Seems like there's been a disconnect between users and kernel developers here?
Nagle’s algorithm is just a special case solution of the generic problem of choosing when and how long to batch. We want to batch because batching usually allows for more efficient batched algorithms, locality, less overhead etc. You do not want to batch because that increases latency, both when collecting enough data to batch and because you need to process the whole batch.
One class of solution is “Work or Time”. You batch up to a certain amount of work or up to a certain amount of time, whichever comes first. You choose your amount of time as your desired worst case latency. You choose your amount of work as your efficient batch size (it should be less than max throughput * latency, otherwise you will always hit your timer first).

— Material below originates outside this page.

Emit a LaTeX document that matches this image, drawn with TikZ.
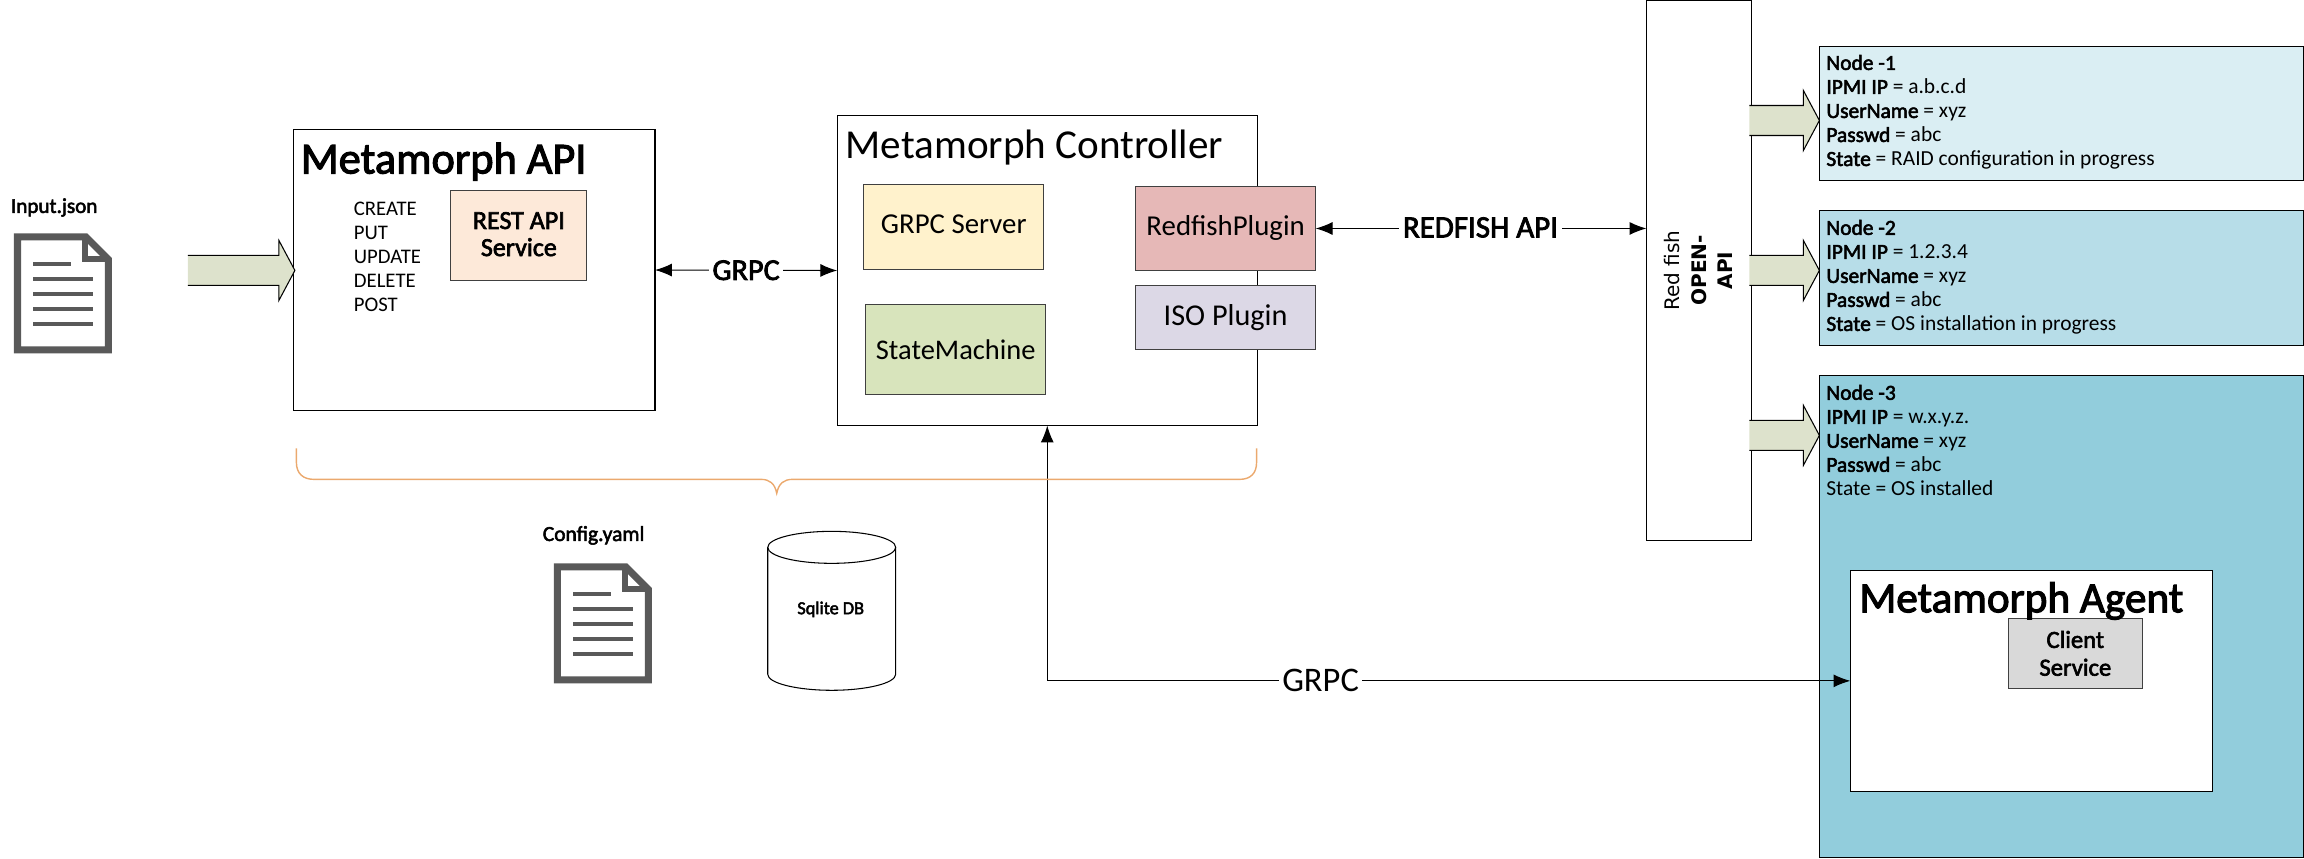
\documentclass[tikz,border=0pt]{standalone}
\usepackage{fontspec}
\setmainfont[BoldFont=Carlito,BoldFeatures={FakeBold=2.5}]{Carlito}
\newfontfamily\widefont{DejaVu Sans}
\usetikzlibrary{arrows.meta}
\newcommand{\fsz}[1]{\fontsize{#1}{#1}\selectfont}
\newcommand{\lsz}[1]{\fontsize{#1}{6.83pt}\selectfont}
\definecolor{hostone}{HTML}{DAEEF3}
\definecolor{hosttwo}{HTML}{B7DDE8}
\definecolor{hostthree}{HTML}{92CDDC}
\definecolor{restfill}{HTML}{FDE9D9}
\definecolor{grpcfill}{HTML}{FFF2CC}
\definecolor{statefill}{HTML}{D8E4BC}
\definecolor{redfishfill}{HTML}{E6B8B7}
\definecolor{isofill}{HTML}{DCD8E6}
\definecolor{clientfill}{HTML}{D9D9D9}
\definecolor{fatfill}{HTML}{DDE2CC}
\definecolor{bracecol}{HTML}{EBA96E}
\definecolor{docgray}{HTML}{595959}

\begin{document}
\begin{tikzpicture}
		[x=0.01cm,y=-0.01cm,every node/.style={inner sep=0pt,outer sep=0pt},
		box/.style={draw=black,line width=0.3pt,anchor=north west},
		service/.style={box,draw=black!75,align=center},
		apptitle/.style={anchor=base west},
		wirelabel/.style={fill=white,inner xsep=1pt,inner ysep=0.5pt},
		edge/.style={<->,>={Latex[length=4.8pt,width=3.7pt]},line width=0.3pt},
		fatarrow/.style={line width=0.3pt},
		hostlines/.style={anchor=north west,align=left,font=\lsz{6.1}}]

		% boxes
		\node[box,minimum width=3.61cm,minimum height=2.81cm] (api) at (294,129) {};
		\node[box,minimum width=4.20cm,minimum height=3.10cm] (ctrl) at (837.5,115) {};
		\node[box,minimum width=1.05cm,minimum height=5.40cm] (openapi) at (1647,0) {};
		\node[box,fill=hostone,minimum width=4.84cm,minimum height=1.34cm] (host1) at (1820,46) {};
		\node[box,fill=hosttwo,minimum width=4.84cm,minimum height=1.35cm] (host2) at (1820,210) {};
		\node[box,fill=hostthree,minimum width=4.84cm,minimum height=4.82cm] (host3) at (1820,375) {};
		\node[box,fill=white,minimum width=3.62cm,minimum height=2.21cm] (agent) at (1851,570) {};

		\node[service,fill=restfill,font=\fsz{7.4}\bfseries,text depth=0.8pt,minimum width=1.36cm,minimum height=0.90cm] (rest) at (451,190) {REST API\\[0.3pt]Service};
		\node[service,fill=grpcfill,font=\fsz{8.2},text depth=1.4pt,minimum width=1.80cm,minimum height=0.85cm] (grpcserver) at (864,184) {GRPC Server};
		\node[service,fill=statefill,font=\fsz{8.1},minimum width=1.80cm,minimum height=0.90cm] (statemachine) at (866,304) {StateMachine};
		\node[service,fill=redfishfill,font=\fsz{8.2},minimum width=1.80cm,minimum height=0.84cm] (redfish) at (1136,186) {RedfishPlugin};
		\node[service,fill=isofill,font=\fsz{8.6},minimum width=1.80cm,minimum height=0.64cm] (iso) at (1136,285) {ISO Plugin};
		\node[service,fill=clientfill,font=\fsz{7.0}\bfseries,minimum width=1.34cm,minimum height=0.70cm] (client) at (2009,618) {Client\\[0.9pt]Service};

		% titles
		\node[apptitle,font=\fsz{12.6}\bfseries] (apititle) at (301,173) {Metamorph API};
		\node[apptitle,font=\fsz{11.7}] (ctrltitle) at (846,158) {Metamorph Controller};
		\node[apptitle,font=\fsz{12.3}\bfseries] (agenttitle) at (1860,612) {Metamorph Agent};

		% texts
		\node[anchor=north west,align=left,font=\lsz{5.9}] (verbs) at (354,202) {CREATE\\PUT\\UPDATE\\DELETE\\POST};
		\node[anchor=west,font=\fsz{6}\bfseries] (inputlabel) at (11,207) {Input.json};
		\node[anchor=west,font=\fsz{6.1}\bfseries] (configlabel) at (543,535) {Config.yaml};
		\node[rotate=90,align=center,font=\widefont\fsz{5.7}] (openlabel) at (1699,270) {Red fish\\[1.9pt]\textbf{OPEN-}\\[1.9pt]\textbf{API}};

		\node[hostlines] (host1text) at (1827,54.5) {\textbf{Node -1}\\\textbf{IPMI IP} = a.b.c.d\\\textbf{UserName} = xyz\\\textbf{Passwd} = abc\\\textbf{State} = RAID configuration in progress};
		\node[hostlines] (host2text) at (1827,219.5) {\textbf{Node -2}\\\textbf{IPMI IP} = 1.2.3.4\\\textbf{UserName} = xyz\\\textbf{Passwd} = abc\\\textbf{State} = OS installation in progress};
		\node[hostlines] (host3text) at (1827,384.5) {\textbf{Node -3}\\\textbf{IPMI IP} = w.x.y.z.\\\textbf{UserName} = xyz\\\textbf{Passwd} = abc\\State = OS installed};

		% connectors
		\draw[edge] (api.east) -- (ctrl.west) node[midway,wirelabel,font=\fsz{8.6}\bfseries] (grpcupper) {GRPC};
		\draw[edge] (redfish.east) -- (redfish.east -| openapi.west);
		\node[wirelabel,font=\fsz{8.8}\bfseries] (redfishlabel) at (1481,227) {REDFISH API};
		\draw[edge] (ctrl.south) |- (agent.west);
		\node[wirelabel,font=\fsz{9.8}] (grpclower) at (1321,680) {GRPC};

		% fat arrows
		\foreach \x/\y/\l in {295/270/107,1820/120/70,1820/270/70,1820/435/70}
		{
			\fill[fatfill] (\x-16,-15+\y) -- (\x-\l,-15+\y) -- (\x-\l,15+\y) -- (\x-16,15+\y) -- (\x-16,30+\y) -- (\x,\y) -- (\x-16,-30+\y) -- cycle;
			\draw[fatarrow] (\x-\l,-15+\y) -- (\x-16,-15+\y) -- (\x-16,-30+\y) -- (\x,\y) -- (\x-16,30+\y) -- (\x-16,15+\y) -- (\x-\l,15+\y);
		}

		% brace
		\draw[bracecol,line width=0.4pt] (296.5,448) -- (296.5,462) .. controls (296.5,473) and (303,479) .. (314,479) -- (761,479) .. controls (770,479) and (775,483) .. (777,493) .. controls (779,483) and (784,479) .. (793,479) -- (1240,479) .. controls (1251,479) and (1257,473) .. (1257,462) -- (1257,448);

		% sqlite
		\draw[line width=0.3pt] (832,547) ellipse (64 and 16);
		\draw[line width=0.3pt] (768,547) -- (768,674) .. controls (768,682.8) and (796.7,690) .. (832,690) .. controls (867.3,690) and (896,682.8) .. (896,674) -- (896,547);
		\node[font=\fsz{5.2}\bfseries] (sqlite) at (831,609) {Sqlite DB};

		% documents
		\foreach \x/\y in {14/233,554/563}
		{
			\begin{scope}[shift={(\x,\y)},docgray]
				\draw[fill=white,line width=2pt] (3.5,3.5) -- (72,3.5) -- (94.5,26) -- (94.5,116.5) -- (3.5,116.5) -- cycle;
				\draw[line width=1.7pt] (71,3.5) -- (71,26) -- (94.5,26);
				\fill (19,29) rectangle (57,33);
				\foreach \b in {44,59,74,89}
				\fill (19,\b) rectangle (79,\b+4);
			\end{scope}
		}
		\useasboundingbox (0,0) rectangle (2304,858);
		\end{tikzpicture}
\end{document}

Nagle’s algorithm is “Work” being one packet (~1.5 KB) with “Time” being the time until all data gets a ack (you might already see how this degree of dynamism in your timeout might pose a problem already) which results in the fallback timer of 500 ms when delayed ack is on. It should be obvious that is a terrible set of parameters for modern connections. The problem is that Nagle’s algorithm only deals with the “Work” component, but punts on the “Time” component allowing for nonsense like delayed ack helpfully “configuring” your effective “Time” component to a eternity resulting in “stuck” buffers which is what the timeout is supposed to avoid. I will decline to discuss the other aspect which is choosing when to buffer and how much of which Nagle’s algorithm is again a special case.
Delayed ack is, funnily enough, basically the exact same problem but done on the receive side. So both sides set timeouts based on the other side going first which is obviously a recipe for disaster. They both set fixed “Work”, but no fixed “Time” resulting in the situation where both drivers are too polite to go first.
What should be done is use the generic solutions that are parameterized by your system and channel properties which holistically solve these problems which would take too long to describe in depth here.